What senior engineers do differently

Junior vs senior, in practice

  • Junior: runs every sim with waves on 'just in case'. Senior: runs blind, reruns failures with waves scoped and windowed.

  • Junior: guesses why the sim is slow and starts editing. Senior: profiles or runs differential A/B configs first.

  • Junior: adds $display everywhere when debugging. Senior: raises verbosity on an existing filtered logging system.

  • Junior: discovers the memory leak when the farm kills the job. Senior: has container watermarks reporting from day one.

  • Junior: disables assertions to make the regression faster. Senior: treats assertion cost as the price of meaning.

Consolidated checklist

  1. Profile before optimizing — vendor profiler or differential runs; fix the top consumer only.

  2. No polling loops — every wait is @(edge) or wait(expr).

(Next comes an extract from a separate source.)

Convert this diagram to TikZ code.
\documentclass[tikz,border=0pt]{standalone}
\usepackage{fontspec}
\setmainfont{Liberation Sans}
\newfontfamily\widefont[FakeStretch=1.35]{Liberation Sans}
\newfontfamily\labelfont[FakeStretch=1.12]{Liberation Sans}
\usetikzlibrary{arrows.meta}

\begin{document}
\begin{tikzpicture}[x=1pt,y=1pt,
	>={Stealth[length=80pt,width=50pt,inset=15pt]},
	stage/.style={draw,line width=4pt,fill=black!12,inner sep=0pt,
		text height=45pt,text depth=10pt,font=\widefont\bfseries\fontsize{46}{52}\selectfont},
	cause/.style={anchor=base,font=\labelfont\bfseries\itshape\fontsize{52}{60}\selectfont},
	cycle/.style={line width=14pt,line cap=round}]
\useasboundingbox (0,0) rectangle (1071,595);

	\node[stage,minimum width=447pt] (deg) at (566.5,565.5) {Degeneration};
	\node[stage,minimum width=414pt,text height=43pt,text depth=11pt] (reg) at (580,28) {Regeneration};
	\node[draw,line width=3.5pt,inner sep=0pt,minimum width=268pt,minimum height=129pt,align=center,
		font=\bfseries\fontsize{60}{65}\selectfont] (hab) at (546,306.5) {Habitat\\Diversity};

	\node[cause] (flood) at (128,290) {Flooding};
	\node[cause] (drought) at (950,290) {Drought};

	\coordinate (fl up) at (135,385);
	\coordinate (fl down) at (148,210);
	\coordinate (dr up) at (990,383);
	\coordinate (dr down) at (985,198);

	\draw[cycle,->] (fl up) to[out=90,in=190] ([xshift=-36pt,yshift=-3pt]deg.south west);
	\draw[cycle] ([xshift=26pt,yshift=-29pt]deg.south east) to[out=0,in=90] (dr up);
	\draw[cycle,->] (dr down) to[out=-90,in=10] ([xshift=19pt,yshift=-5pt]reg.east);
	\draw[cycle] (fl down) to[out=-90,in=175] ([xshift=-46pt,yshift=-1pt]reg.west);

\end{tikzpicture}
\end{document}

  3. No string formatting or deep copies in hot paths — guard first, copy once.

  4. Covergroups sample per transaction; randomize() narrowly inside tight loops.

  5. Every scoreboard queue is bounded with a loud error on overflow.

  6. Sparse storage uses associative arrays; entries deleted on retire; watermarks reported.

  7. Regression: waves off, logs quiet, coverage on, assertions on, seeds logged.

  8. Debug: rerun failing seed with scoped + windowed waves and raised verbosity.

  9. Everything switchable by plusarg; defines only for cost that survives runtime guards.

Key takeaways

  • Define exactly two profiles — fast regression and full debug — and switch with plusargs.

  • Assertions stay on in both profiles; coverage stays on wherever closure is measured.

  • The two-pass workflow only works if seeds are logged and runs are reproducible.

  • Senior behavior is measurement plus discipline — not tool tricks.

Common pitfalls

  • A 'temporary' debug profile run left in the nightly list, taxing every regression after.

  • Turning coverage off in the runs that feed closure metrics — sign-off on missing data.

  • Debug instrumentation behind a runtime flag that still allocates gigabytes when disabled.

  • Unseeded randomness anywhere in the TB — the failing seed no longer reproduces the failure.